--- Start ---

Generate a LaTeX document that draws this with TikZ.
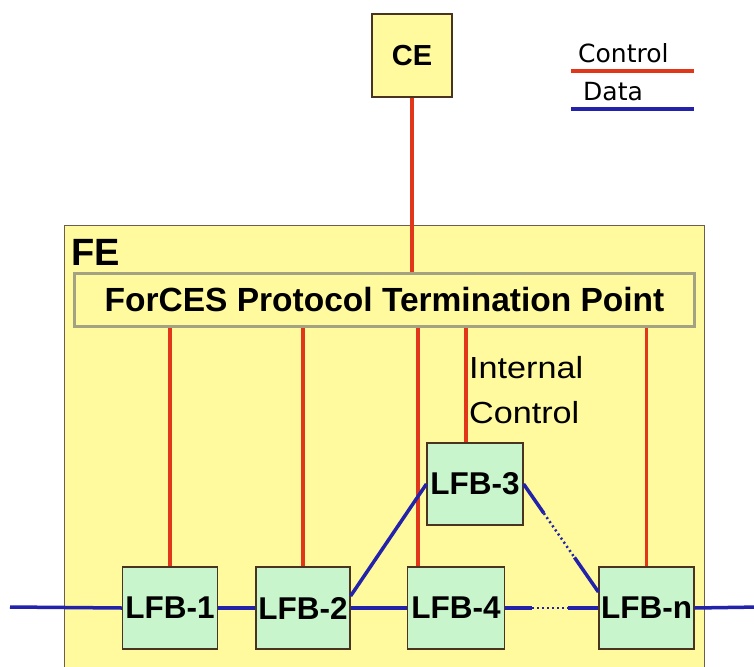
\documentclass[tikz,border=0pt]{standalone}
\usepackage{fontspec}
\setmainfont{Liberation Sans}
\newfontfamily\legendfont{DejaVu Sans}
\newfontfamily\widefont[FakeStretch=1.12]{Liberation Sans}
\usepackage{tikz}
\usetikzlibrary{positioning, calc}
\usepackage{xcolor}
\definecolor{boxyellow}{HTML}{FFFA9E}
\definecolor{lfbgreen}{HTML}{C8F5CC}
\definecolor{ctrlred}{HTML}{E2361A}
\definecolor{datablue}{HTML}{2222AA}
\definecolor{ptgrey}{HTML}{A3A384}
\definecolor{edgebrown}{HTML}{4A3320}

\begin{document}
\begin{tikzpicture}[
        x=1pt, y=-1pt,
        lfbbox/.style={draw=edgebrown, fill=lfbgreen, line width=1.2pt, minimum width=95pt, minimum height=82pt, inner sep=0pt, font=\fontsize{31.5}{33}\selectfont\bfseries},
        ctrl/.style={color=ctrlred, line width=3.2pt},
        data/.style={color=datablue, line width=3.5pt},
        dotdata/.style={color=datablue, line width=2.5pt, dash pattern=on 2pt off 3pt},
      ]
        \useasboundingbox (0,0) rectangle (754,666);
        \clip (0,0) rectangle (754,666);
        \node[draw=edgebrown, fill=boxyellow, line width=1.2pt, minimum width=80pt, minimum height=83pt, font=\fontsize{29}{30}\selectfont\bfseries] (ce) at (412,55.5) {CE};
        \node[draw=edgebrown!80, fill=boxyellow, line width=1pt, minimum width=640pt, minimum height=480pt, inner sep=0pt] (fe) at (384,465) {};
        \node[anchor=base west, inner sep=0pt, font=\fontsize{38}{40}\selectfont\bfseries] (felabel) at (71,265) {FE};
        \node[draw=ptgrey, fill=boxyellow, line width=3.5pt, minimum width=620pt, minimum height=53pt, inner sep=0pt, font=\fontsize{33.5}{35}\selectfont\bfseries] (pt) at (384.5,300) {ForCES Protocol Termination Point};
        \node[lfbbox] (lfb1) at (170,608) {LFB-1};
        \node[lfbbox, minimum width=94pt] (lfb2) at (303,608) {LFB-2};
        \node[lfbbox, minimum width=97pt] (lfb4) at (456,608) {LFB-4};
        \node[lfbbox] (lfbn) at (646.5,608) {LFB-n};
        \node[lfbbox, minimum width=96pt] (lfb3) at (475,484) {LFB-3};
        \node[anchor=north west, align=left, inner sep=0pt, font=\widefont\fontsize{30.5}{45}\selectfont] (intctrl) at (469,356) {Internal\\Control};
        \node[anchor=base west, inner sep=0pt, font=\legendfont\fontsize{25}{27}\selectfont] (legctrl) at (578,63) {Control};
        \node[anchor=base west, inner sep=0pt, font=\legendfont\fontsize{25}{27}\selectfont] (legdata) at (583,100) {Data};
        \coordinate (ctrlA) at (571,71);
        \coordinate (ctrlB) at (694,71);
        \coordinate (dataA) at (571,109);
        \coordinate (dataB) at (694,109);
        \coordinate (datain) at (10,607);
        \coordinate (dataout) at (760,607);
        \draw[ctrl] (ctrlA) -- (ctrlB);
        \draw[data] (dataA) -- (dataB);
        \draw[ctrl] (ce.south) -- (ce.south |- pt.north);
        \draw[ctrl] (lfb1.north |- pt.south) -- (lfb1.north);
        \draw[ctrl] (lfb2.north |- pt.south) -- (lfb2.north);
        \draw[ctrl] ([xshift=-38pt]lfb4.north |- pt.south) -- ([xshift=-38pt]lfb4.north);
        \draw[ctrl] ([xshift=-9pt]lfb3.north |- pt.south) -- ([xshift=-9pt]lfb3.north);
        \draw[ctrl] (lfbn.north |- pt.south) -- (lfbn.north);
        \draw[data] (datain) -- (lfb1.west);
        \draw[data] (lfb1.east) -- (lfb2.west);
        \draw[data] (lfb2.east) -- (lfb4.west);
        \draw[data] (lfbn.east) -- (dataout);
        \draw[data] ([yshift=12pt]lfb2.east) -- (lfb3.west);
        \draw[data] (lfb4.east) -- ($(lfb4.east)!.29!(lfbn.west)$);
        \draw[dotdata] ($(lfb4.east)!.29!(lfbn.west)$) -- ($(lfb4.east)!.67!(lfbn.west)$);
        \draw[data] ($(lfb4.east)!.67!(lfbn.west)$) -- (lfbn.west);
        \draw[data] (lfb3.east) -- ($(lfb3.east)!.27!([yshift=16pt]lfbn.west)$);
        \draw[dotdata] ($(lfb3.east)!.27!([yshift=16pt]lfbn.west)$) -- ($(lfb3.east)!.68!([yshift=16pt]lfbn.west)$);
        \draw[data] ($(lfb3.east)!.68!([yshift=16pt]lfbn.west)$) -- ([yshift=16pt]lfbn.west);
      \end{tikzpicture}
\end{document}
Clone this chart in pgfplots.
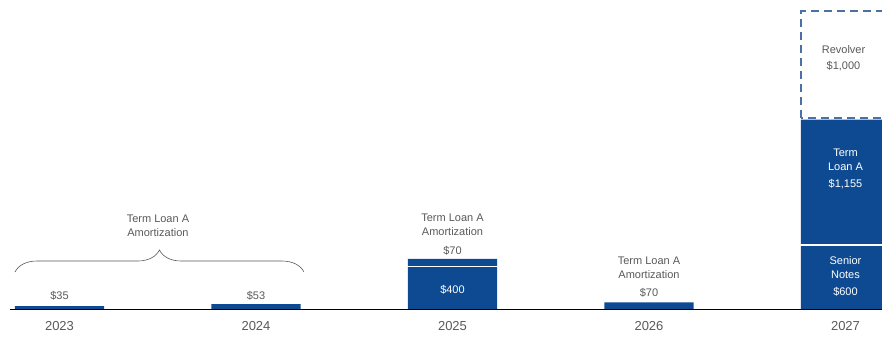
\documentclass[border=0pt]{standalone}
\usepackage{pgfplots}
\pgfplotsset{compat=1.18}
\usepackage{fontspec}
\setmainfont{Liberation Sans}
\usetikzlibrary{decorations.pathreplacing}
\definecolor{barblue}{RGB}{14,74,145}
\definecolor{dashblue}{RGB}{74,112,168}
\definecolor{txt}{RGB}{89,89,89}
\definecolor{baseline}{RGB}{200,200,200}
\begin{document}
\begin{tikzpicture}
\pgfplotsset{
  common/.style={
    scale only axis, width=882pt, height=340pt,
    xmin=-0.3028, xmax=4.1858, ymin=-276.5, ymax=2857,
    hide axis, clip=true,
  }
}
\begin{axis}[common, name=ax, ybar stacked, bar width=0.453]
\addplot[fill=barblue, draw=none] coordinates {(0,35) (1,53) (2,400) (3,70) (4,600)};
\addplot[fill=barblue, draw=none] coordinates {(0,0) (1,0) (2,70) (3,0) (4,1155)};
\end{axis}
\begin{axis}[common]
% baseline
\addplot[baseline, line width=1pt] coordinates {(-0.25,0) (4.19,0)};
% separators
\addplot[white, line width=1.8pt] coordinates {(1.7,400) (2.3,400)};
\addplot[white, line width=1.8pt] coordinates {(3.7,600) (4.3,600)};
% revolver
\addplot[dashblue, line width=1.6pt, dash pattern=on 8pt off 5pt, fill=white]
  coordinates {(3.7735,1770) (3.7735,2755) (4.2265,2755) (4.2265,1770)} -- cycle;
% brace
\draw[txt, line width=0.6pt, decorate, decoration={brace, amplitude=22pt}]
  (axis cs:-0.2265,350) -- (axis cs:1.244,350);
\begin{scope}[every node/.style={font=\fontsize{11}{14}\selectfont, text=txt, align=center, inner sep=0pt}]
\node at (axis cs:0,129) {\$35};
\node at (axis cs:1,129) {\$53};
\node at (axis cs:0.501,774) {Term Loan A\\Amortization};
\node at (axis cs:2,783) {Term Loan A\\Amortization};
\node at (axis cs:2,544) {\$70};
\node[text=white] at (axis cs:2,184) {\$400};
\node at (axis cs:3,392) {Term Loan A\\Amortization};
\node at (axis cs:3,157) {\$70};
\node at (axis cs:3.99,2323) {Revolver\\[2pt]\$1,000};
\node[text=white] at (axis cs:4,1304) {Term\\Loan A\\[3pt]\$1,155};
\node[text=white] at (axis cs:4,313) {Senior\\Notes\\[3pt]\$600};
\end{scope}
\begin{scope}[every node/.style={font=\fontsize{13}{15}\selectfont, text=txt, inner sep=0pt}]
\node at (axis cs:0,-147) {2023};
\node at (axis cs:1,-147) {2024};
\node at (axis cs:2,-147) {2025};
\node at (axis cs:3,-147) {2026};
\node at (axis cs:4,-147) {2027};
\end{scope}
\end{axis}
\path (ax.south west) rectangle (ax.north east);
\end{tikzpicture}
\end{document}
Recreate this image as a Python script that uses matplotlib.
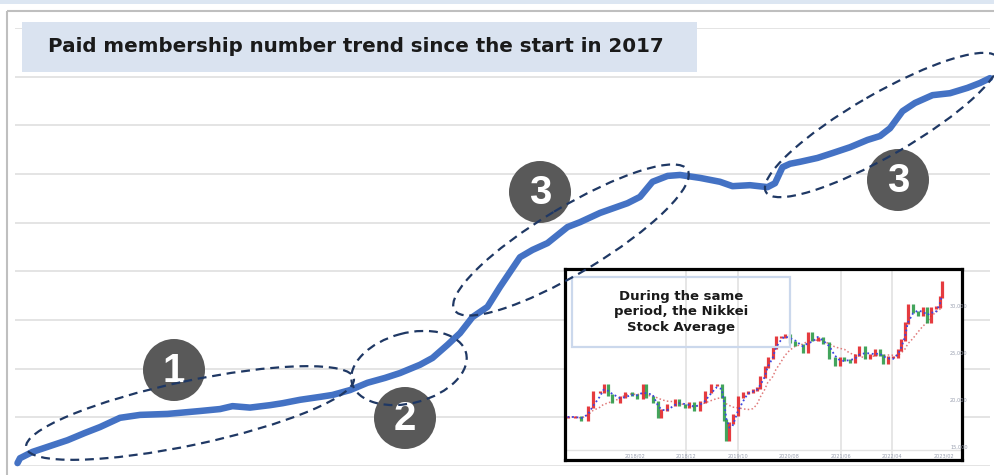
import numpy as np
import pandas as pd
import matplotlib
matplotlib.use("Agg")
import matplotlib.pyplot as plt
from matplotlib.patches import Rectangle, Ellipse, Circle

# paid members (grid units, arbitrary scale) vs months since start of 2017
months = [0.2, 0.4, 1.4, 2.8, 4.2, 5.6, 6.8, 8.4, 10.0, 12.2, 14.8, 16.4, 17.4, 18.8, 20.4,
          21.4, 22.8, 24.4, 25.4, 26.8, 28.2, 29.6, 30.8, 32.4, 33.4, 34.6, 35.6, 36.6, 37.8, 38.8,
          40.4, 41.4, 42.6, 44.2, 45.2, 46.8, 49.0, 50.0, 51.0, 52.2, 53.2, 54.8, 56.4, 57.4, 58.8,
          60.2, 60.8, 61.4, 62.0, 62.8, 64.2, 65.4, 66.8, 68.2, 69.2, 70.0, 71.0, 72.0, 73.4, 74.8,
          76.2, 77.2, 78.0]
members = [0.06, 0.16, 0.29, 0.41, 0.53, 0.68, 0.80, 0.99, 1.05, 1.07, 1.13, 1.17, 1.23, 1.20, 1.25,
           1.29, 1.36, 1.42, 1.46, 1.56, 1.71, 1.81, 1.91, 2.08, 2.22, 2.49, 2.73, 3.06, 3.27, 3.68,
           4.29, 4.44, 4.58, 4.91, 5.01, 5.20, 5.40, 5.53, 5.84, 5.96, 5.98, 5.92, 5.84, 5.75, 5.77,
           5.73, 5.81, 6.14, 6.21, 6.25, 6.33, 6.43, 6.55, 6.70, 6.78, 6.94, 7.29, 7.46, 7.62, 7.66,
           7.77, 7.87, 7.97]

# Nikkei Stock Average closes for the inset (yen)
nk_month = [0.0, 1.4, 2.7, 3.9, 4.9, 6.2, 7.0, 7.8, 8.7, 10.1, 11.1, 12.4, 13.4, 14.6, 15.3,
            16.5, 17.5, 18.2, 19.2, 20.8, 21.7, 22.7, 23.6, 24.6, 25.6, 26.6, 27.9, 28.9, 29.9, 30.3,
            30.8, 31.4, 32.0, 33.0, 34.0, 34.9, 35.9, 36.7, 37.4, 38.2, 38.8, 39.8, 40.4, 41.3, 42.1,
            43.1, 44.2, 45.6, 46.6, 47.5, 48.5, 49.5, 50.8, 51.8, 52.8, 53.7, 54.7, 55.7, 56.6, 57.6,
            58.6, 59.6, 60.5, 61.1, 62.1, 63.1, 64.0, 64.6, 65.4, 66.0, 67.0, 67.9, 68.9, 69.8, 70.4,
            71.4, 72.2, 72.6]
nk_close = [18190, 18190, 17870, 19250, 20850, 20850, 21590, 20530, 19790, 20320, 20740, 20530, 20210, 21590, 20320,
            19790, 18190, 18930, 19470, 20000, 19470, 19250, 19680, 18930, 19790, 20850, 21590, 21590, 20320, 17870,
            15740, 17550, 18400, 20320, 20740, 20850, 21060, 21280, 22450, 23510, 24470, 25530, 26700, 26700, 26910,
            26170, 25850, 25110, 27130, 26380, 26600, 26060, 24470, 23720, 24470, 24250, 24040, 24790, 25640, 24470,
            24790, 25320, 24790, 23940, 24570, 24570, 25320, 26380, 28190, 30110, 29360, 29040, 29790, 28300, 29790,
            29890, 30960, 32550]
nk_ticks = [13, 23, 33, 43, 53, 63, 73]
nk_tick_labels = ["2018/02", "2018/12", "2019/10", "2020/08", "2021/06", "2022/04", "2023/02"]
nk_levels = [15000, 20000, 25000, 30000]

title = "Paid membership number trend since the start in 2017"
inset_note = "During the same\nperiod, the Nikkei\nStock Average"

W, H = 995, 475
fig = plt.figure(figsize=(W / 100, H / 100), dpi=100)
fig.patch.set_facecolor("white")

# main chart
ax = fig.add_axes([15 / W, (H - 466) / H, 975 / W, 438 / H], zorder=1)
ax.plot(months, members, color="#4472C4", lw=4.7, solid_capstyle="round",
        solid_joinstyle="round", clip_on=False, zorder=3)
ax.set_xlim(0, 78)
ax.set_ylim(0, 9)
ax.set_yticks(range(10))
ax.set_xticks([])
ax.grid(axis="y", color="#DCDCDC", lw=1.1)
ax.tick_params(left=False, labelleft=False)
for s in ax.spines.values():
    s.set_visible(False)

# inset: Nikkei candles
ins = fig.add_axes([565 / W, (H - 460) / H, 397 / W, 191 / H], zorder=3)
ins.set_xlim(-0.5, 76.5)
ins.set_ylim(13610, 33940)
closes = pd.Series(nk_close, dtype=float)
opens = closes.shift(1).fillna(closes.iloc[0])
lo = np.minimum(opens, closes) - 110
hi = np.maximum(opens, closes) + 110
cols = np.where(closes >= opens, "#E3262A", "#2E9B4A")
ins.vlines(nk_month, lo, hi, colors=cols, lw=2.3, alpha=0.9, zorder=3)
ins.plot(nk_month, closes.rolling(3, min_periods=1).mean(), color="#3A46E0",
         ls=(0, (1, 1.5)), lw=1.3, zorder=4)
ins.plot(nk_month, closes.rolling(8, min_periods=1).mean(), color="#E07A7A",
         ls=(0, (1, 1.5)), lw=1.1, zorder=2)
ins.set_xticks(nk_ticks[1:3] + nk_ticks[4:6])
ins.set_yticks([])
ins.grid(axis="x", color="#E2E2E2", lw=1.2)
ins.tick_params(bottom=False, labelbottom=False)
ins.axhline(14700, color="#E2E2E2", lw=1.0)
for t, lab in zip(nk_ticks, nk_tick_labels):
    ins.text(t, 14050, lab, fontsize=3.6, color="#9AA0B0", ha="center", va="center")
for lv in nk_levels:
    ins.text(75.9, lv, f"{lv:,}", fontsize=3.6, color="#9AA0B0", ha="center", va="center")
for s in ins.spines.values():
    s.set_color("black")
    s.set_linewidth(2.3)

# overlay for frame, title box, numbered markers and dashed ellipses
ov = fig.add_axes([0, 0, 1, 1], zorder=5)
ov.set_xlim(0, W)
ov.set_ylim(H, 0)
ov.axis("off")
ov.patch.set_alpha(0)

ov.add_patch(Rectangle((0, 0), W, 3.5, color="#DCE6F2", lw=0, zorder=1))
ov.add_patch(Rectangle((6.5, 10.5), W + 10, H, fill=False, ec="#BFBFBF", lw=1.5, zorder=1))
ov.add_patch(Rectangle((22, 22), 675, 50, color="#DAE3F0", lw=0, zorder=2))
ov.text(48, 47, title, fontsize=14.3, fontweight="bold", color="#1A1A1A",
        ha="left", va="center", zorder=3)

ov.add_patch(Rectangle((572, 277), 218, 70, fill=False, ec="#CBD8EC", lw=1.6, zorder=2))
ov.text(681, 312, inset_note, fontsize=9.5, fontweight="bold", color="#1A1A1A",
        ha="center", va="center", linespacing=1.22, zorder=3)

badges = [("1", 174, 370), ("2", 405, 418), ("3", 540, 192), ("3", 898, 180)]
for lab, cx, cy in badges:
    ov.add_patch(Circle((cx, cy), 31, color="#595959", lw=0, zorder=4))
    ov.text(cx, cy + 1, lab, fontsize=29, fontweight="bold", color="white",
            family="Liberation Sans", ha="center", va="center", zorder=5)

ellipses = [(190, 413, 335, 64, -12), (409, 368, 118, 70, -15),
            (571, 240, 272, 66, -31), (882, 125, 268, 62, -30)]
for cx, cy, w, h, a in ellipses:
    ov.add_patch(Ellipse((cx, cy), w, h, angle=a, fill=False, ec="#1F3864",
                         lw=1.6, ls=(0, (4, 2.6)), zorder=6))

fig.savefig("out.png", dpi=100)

--- End ---

### Stated problem
Scan the entries above for the word "matplotlib" and collect each line holding it.

### Exercise answer
Recreate this image as a Python script that uses matplotlib.
import matplotlib
matplotlib.use("Agg")
import matplotlib.pyplot as plt
from matplotlib.patches import Rectangle, Ellipse, Circle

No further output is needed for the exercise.